Repeat the records below exactly, from the first line through the line containing "spacing + s", and leave out any pictures.

------ Recorded information

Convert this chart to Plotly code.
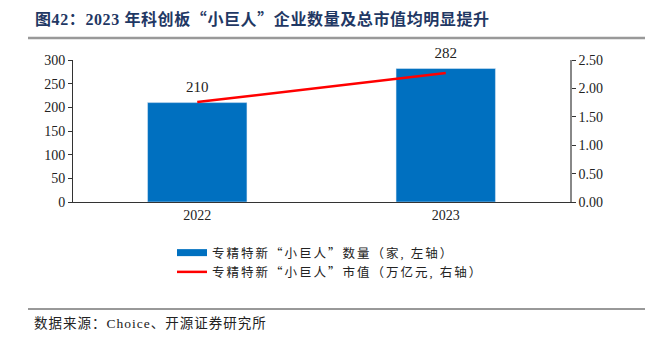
import plotly.graph_objects as go

years = ["2022", "2023"]
counts = [210, 282]
market_value = [1.76, 2.27]
bar_name = "专精特新“小巨人”数量（家, 左轴）"
line_name = "专精特新“小巨人”市值（万亿元, 右轴）"
title_text = "图42：2023 年科创板“小巨人”企业数量及总市值均明显提升"
source_text = "数据来源：Choice、开源证券研究所"

FONT = "Liberation Serif, Noto Sans CJK SC, serif"

W, H = 652, 338
ML, MR, MT, MB = 73, 82, 60, 136
PW, PH = W - ML - MR, H - MT - MB


def px(x):
    return (x - ML) / PW


def py(y):
    return (H - MB - y) / PH


def fw(s, spacing):
    # CJK punctuation in the CJK font (full width) and wider letter spacing
    for ch in "“”（）":
        s = s.replace(ch, "<span style=\"font-family:'Noto Sans CJK SC'\">" + ch + "</span>")
    return "<span style=\"letter-spacing:%spx\">" % spacing + s + "</span>"


fig = go.Figure()
fig.add_trace(go.Bar(
    x=years, y=counts, name=bar_name, marker_color="#0070C0",
    width=0.4, showlegend=False,
))
fig.add_trace(go.Scatter(
    x=years, y=counts, mode="markers+text", text=[str(c) for c in counts],
    marker=dict(size=10, opacity=0),
    textposition="top center", textfont=dict(size=15, color="#222"),
    showlegend=False, cliponaxis=False, hoverinfo="skip",
))
# legend entry for bars as a wide thick line
fig.add_trace(go.Scatter(
    x=[None], y=[None], name=fw(bar_name, 2), mode="lines",
    line=dict(color="#0070C0", width=7),
))
fig.add_trace(go.Scatter(
    x=years, y=market_value, name=fw(line_name, 2), yaxis="y2",
    mode="lines", line=dict(color="#FF0000", width=2.5),
))

fig.update_layout(
    width=W, height=H,
    margin=dict(l=ML, r=MR, t=MT, b=MB),
    paper_bgcolor="white", plot_bgcolor="white",
    font=dict(family=FONT, size=14, color="#222"),
    showlegend=True,
    legend=dict(x=px(172), y=py(238), xanchor="left", yanchor="top",
                font=dict(size=12.5, color="#222"), tracegroupgap=4,
                itemwidth=30, bgcolor="rgba(0,0,0,0)"),
    xaxis=dict(type="category", showline=True, linecolor="#333", linewidth=1,
               ticks="", tickfont=dict(size=14), range=[-0.5, 1.5]),
    yaxis=dict(range=[0, 300], dtick=50, showline=True, linecolor="#333",
               linewidth=1, ticks="outside", ticklen=4, tickcolor="#333",
               showgrid=False, zeroline=False, tickfont=dict(size=14)),
    yaxis2=dict(range=[0, 2.5], dtick=0.5, tickformat=".2f", overlaying="y",
                side="right", showline=True, linecolor="#888", linewidth=1.5,
                ticks="outside", ticklen=4, tickcolor="#333", showgrid=False,
                zeroline=False, tickfont=dict(size=14)),
)

fig.add_annotation(text="<b>" + fw(title_text, 0.6) + "</b>", xref="paper", yref="paper",
                   x=px(33), y=py(18), xanchor="left", yanchor="middle",
                   showarrow=False, font=dict(size=16, color="#1F3864", family=FONT))
fig.add_shape(type="line", xref="paper", yref="paper", x0=px(28), x1=px(645),
              y0=py(38), y1=py(38), line=dict(color="#999", width=2.5))
fig.add_shape(type="line", xref="paper", yref="paper", x0=px(28), x1=px(645),
              y0=py(309), y1=py(309), line=dict(color="#333", width=1))
fig.add_annotation(text=fw(source_text, 1), xref="paper", yref="paper",
                   x=px(32), y=py(323), xanchor="left", yanchor="middle",
                   showarrow=False, font=dict(size=13.5, color="#222", family=FONT))

fig.write_html("out.html")
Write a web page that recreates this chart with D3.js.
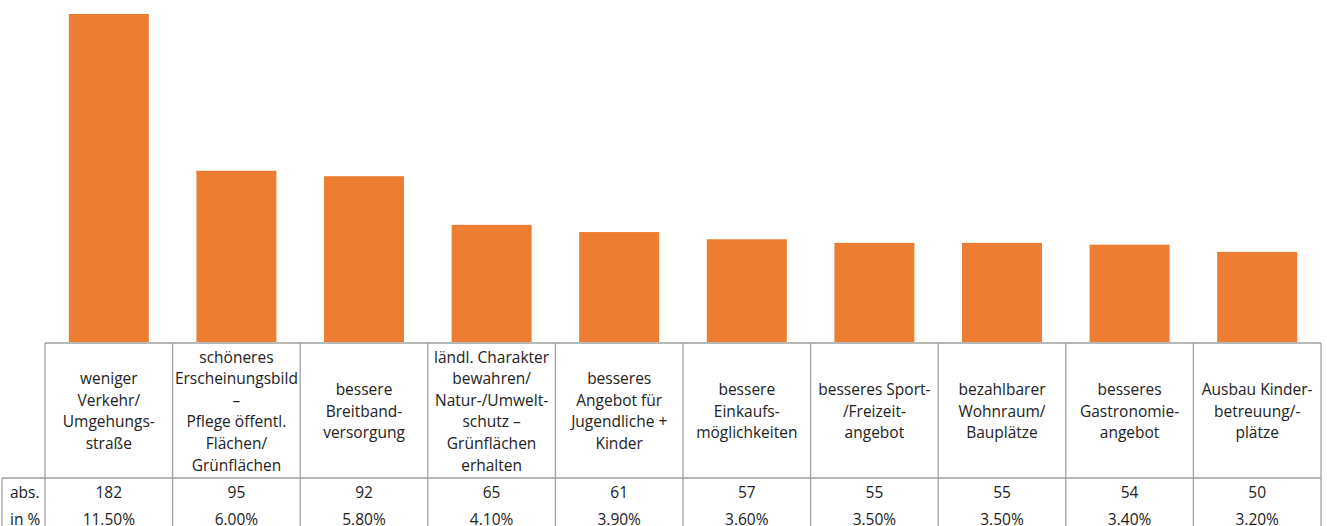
<!DOCTYPE html>
<html><head><meta charset="utf-8">
<script src="https://cdn.jsdelivr.net/npm/d3@7"></script>
<style>body{margin:0;background:#fff}svg{display:block}</style>
</head><body>
<svg id="c" width="1327" height="526"></svg>
<script>
const categories = [
  ["weniger","Verkehr/","Umgehungs-","straße"],
  ["schöneres","Erscheinungsbild","–","Pflege öffentl.","Flächen/","Grünflächen"],
  ["bessere","Breitband-","versorgung"],
  ["ländl. Charakter","bewahren/","Natur-/Umwelt-","schutz –","Grünflächen","erhalten"],
  ["besseres","Angebot für","Jugendliche +","Kinder"],
  ["bessere","Einkaufs-","möglichkeiten"],
  ["besseres Sport-","/Freizeit-","angebot"],
  ["bezahlbarer","Wohnraum/","Bauplätze"],
  ["besseres","Gastronomie-","angebot"],
  ["Ausbau Kinder-","betreuung/-","plätze"]
];
const absValues = [182,95,92,65,61,57,55,55,54,50];
const pctLabels = ["11,50%","6,00%","5,80%","4,10%","3,90%","3,60%","3,50%","3,50%","3,40%","3,20%"].map(s=>s.replace(",", "."));
const rowLabels = ["abs.","in %"];

const svg = d3.select("#c");
const font = "'Open Sans', 'Liberation Sans', sans-serif";
const left = 45, right = 1321, baseline = 342;
const tableTop = 343, catBottom = 478, tableBottom = 540;
const idx = d3.range(categories.length);
const x = d3.scaleBand().domain(idx).range([left, right]).paddingInner(0).paddingOuter(0);
const y = d3.scaleLinear().domain([0,182]).range([baseline, 14]);
const barW = 80;

svg.append("g").selectAll("rect").data(absValues).join("rect")
  .attr("x",(d,i)=>x(i)+x.bandwidth()/2-barW/2)
  .attr("width",barW)
  .attr("y",d=>y(d))
  .attr("height",d=>baseline-y(d))
  .attr("fill","#ED7D31");

const lineColor = "#a0a0a0";
const g = svg.append("g").attr("stroke",lineColor).attr("stroke-width",1.3);
// horizontal lines
g.append("line").attr("x1",left).attr("x2",right).attr("y1",tableTop).attr("y2",tableTop);
g.append("line").attr("x1",2).attr("x2",right).attr("y1",catBottom).attr("y2",catBottom);
// vertical lines
const bounds = idx.map(i=>x(i)).concat([right]);
g.selectAll("line.v").data(bounds).join("line").attr("class","v")
  .attr("x1",d=>d).attr("x2",d=>d).attr("y1",tableTop).attr("y2",tableBottom);
g.append("line").attr("x1",2).attr("x2",2).attr("y1",catBottom).attr("y2",tableBottom);

const fs = 15.5, lh = 21.6;
const catMid = (tableTop+catBottom)/2;
const tg = svg.append("g").attr("font-family",font).attr("font-size",fs).attr("fill","#222").attr("text-anchor","middle");
categories.forEach((lines,i)=>{
  const cx = x(i)+x.bandwidth()/2;
  const y0 = catMid - (lines.length-1)*lh/2;
  const t = tg.append("text").attr("dominant-baseline","central");
  lines.forEach((l,j)=>t.append("tspan").attr("x",cx).attr("y",y0+j*lh).text(l));
});
tg.selectAll("text.abs").data(absValues).join("text").attr("class","abs")
  .attr("x",(d,i)=>x(i)+x.bandwidth()/2).attr("y",492).attr("dominant-baseline","central").text(d=>d);
tg.selectAll("text.pct").data(pctLabels).join("text").attr("class","pct")
  .attr("x",(d,i)=>x(i)+x.bandwidth()/2).attr("y",519).attr("dominant-baseline","central").text(d=>d);
rowLabels.forEach((r,j)=>{
  tg.append("text").attr("x",10).attr("text-anchor","start").attr("y",492+27*j).attr("dominant-baseline","central").text(r);
});
</script>
</body></html>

------------

-- Solution to the problem --
Convert this chart to Plotly code.
import plotly.graph_objects as go

years = ["2022", "2023"]
counts = [210, 282]
market_value = [1.76, 2.27]
bar_name = "专精特新“小巨人”数量（家, 左轴）"
line_name = "专精特新“小巨人”市值（万亿元, 右轴）"
title_text = "图42：2023 年科创板“小巨人”企业数量及总市值均明显提升"
source_text = "数据来源：Choice、开源证券研究所"

FONT = "Liberation Serif, Noto Sans CJK SC, serif"

W, H = 652, 338
ML, MR, MT, MB = 73, 82, 60, 136
PW, PH = W - ML - MR, H - MT - MB


def px(x):
    return (x - ML) / PW


def py(y):
    return (H - MB - y) / PH


def fw(s, spacing):
    # CJK punctuation in the CJK font (full width) and wider letter spacing
    for ch in "“”（）":
        s = s.replace(ch, "<span style=\"font-family:'Noto Sans CJK SC'\">" + ch + "</span>")
    return "<span style=\"letter-spacing:%spx\">" % spacing + s + "</span>"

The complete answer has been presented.